**PROBLEM**
Word for word, transcribe the lines below and drop the pictures.

**DATA BLOCK**

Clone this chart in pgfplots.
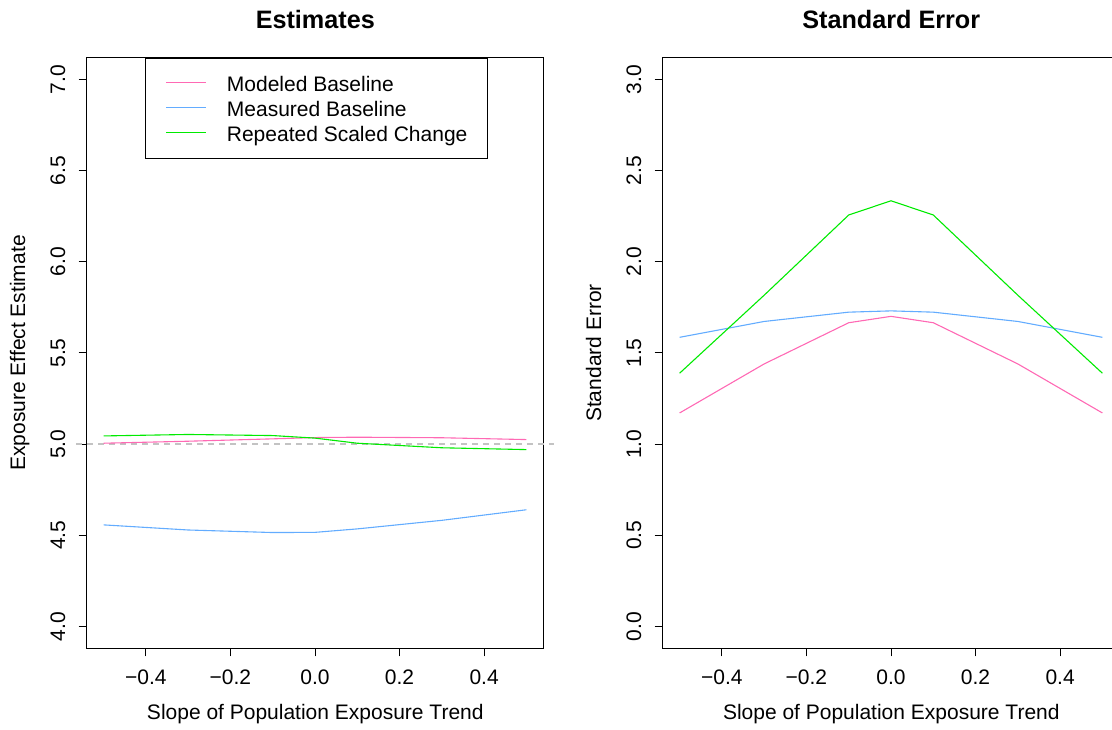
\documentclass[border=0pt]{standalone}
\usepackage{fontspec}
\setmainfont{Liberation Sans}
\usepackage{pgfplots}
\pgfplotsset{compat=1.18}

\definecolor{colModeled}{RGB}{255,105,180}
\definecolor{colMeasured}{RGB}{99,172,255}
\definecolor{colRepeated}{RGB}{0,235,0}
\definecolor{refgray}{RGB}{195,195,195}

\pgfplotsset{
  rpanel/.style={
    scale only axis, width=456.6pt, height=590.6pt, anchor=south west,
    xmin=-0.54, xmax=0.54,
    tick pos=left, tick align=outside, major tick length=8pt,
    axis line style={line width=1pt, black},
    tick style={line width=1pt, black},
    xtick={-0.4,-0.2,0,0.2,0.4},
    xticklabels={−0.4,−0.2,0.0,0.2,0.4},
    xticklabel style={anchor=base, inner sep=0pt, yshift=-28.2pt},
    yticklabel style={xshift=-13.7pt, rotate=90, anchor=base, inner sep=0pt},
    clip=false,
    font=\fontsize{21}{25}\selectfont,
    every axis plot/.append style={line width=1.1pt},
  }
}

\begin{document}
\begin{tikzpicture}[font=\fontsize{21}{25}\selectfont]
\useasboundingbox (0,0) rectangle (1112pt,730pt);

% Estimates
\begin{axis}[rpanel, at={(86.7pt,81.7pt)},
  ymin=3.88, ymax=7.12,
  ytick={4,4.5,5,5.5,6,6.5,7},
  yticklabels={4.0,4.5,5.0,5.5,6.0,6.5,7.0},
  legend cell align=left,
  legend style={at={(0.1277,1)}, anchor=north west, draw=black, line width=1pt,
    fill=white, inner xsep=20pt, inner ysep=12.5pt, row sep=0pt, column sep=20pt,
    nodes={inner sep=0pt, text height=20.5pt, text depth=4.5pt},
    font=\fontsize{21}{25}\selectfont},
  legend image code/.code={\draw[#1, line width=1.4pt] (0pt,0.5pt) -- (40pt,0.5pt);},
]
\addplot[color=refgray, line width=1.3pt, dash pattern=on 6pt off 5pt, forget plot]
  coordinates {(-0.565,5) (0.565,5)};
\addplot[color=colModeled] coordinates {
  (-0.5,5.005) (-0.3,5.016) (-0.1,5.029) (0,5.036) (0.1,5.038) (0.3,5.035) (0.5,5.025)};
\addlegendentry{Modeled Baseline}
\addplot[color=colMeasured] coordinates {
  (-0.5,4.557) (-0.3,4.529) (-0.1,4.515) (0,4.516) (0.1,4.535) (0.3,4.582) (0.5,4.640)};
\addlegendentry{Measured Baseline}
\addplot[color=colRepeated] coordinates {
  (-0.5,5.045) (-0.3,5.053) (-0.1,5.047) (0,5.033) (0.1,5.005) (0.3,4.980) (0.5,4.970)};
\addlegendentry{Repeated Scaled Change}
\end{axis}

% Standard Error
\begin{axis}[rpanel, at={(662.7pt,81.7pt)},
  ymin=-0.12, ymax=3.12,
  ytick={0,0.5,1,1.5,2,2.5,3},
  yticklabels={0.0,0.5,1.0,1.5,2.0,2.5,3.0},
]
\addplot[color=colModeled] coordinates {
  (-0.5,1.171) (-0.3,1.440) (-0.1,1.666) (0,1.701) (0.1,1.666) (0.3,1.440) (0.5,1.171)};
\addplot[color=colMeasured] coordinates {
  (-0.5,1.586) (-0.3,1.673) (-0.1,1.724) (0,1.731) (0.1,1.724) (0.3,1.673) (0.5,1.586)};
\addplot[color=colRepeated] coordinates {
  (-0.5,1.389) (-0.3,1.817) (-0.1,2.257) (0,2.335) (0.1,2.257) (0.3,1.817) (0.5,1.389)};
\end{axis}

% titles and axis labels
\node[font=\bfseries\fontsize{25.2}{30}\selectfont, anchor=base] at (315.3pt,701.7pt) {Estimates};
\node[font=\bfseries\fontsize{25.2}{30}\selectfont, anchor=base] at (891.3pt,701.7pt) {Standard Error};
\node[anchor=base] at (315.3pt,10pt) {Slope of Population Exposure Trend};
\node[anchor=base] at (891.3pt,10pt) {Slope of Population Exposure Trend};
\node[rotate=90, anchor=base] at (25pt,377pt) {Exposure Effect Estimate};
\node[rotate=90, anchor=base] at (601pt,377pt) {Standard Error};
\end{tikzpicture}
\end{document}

**RESULT OF THIS TASK**
Clone this chart in pgfplots.
\documentclass[border=0pt]{standalone}
\usepackage{fontspec}
\setmainfont{Liberation Sans}
\usepackage{pgfplots}
\pgfplotsset{compat=1.18}

\definecolor{colModeled}{RGB}{255,105,180}
\definecolor{colMeasured}{RGB}{99,172,255}
\definecolor{colRepeated}{RGB}{0,235,0}
\definecolor{refgray}{RGB}{195,195,195}

\pgfplotsset{
  rpanel/.style={
    scale only axis, width=456.6pt, height=590.6pt, anchor=south west,
    xmin=-0.54, xmax=0.54,
    tick pos=left, tick align=outside, major tick length=8pt,
    axis line style={line width=1pt, black},
    tick style={line width=1pt, black},
    xtick={-0.4,-0.2,0,0.2,0.4},
    xticklabels={−0.4,−0.2,0.0,0.2,0.4},
    xticklabel style={anchor=base, inner sep=0pt, yshift=-28.2pt},
    yticklabel style={xshift=-13.7pt, rotate=90, anchor=base, inner sep=0pt},
    clip=false,
    font=\fontsize{21}{25}\selectfont,
    every axis plot/.append style={line width=1.1pt},
  }
}

\begin{document}
\begin{tikzpicture}[font=\fontsize{21}{25}\selectfont]
\useasboundingbox (0,0) rectangle (1112pt,730pt);

% Estimates
\begin{axis}[rpanel, at={(86.7pt,81.7pt)},
  ymin=3.88, ymax=7.12,
  ytick={4,4.5,5,5.5,6,6.5,7},
  yticklabels={4.0,4.5,5.0,5.5,6.0,6.5,7.0},
  legend cell align=left,
  legend style={at={(0.1277,1)}, anchor=north west, draw=black, line width=1pt,
    fill=white, inner xsep=20pt, inner ysep=12.5pt, row sep=0pt, column sep=20pt,
    nodes={inner sep=0pt, text height=20.5pt, text depth=4.5pt},
    font=\fontsize{21}{25}\selectfont},
  legend image code/.code={\draw[#1, line width=1.4pt] (0pt,0.5pt) -- (40pt,0.5pt);},
]
\addplot[color=refgray, line width=1.3pt, dash pattern=on 6pt off 5pt, forget plot]
  coordinates {(-0.565,5) (0.565,5)};
\addplot[color=colModeled] coordinates {
  (-0.5,5.005) (-0.3,5.016) (-0.1,5.029) (0,5.036) (0.1,5.038) (0.3,5.035) (0.5,5.025)};
\addlegendentry{Modeled Baseline}
\addplot[color=colMeasured] coordinates {
  (-0.5,4.557) (-0.3,4.529) (-0.1,4.515) (0,4.516) (0.1,4.535) (0.3,4.582) (0.5,4.640)};
\addlegendentry{Measured Baseline}
\addplot[color=colRepeated] coordinates {
  (-0.5,5.045) (-0.3,5.053) (-0.1,5.047) (0,5.033) (0.1,5.005) (0.3,4.980) (0.5,4.970)};
\addlegendentry{Repeated Scaled Change}
\end{axis}

% Standard Error
\begin{axis}[rpanel, at={(662.7pt,81.7pt)},
  ymin=-0.12, ymax=3.12,
  ytick={0,0.5,1,1.5,2,2.5,3},
  yticklabels={0.0,0.5,1.0,1.5,2.0,2.5,3.0},
]
\addplot[color=colModeled] coordinates {
  (-0.5,1.171) (-0.3,1.440) (-0.1,1.666) (0,1.701) (0.1,1.666) (0.3,1.440) (0.5,1.171)};
\addplot[color=colMeasured] coordinates {
  (-0.5,1.586) (-0.3,1.673) (-0.1,1.724) (0,1.731) (0.1,1.724) (0.3,1.673) (0.5,1.586)};
\addplot[color=colRepeated] coordinates {
  (-0.5,1.389) (-0.3,1.817) (-0.1,2.257) (0,2.335) (0.1,2.257) (0.3,1.817) (0.5,1.389)};
\end{axis}

% titles and axis labels
\node[font=\bfseries\fontsize{25.2}{30}\selectfont, anchor=base] at (315.3pt,701.7pt) {Estimates};
\node[font=\bfseries\fontsize{25.2}{30}\selectfont, anchor=base] at (891.3pt,701.7pt) {Standard Error};
\node[anchor=base] at (315.3pt,10pt) {Slope of Population Exposure Trend};
\node[anchor=base] at (891.3pt,10pt) {Slope of Population Exposure Trend};
\node[rotate=90, anchor=base] at (25pt,377pt) {Exposure Effect Estimate};
\node[rotate=90, anchor=base] at (601pt,377pt) {Standard Error};
\end{tikzpicture}
\end{document}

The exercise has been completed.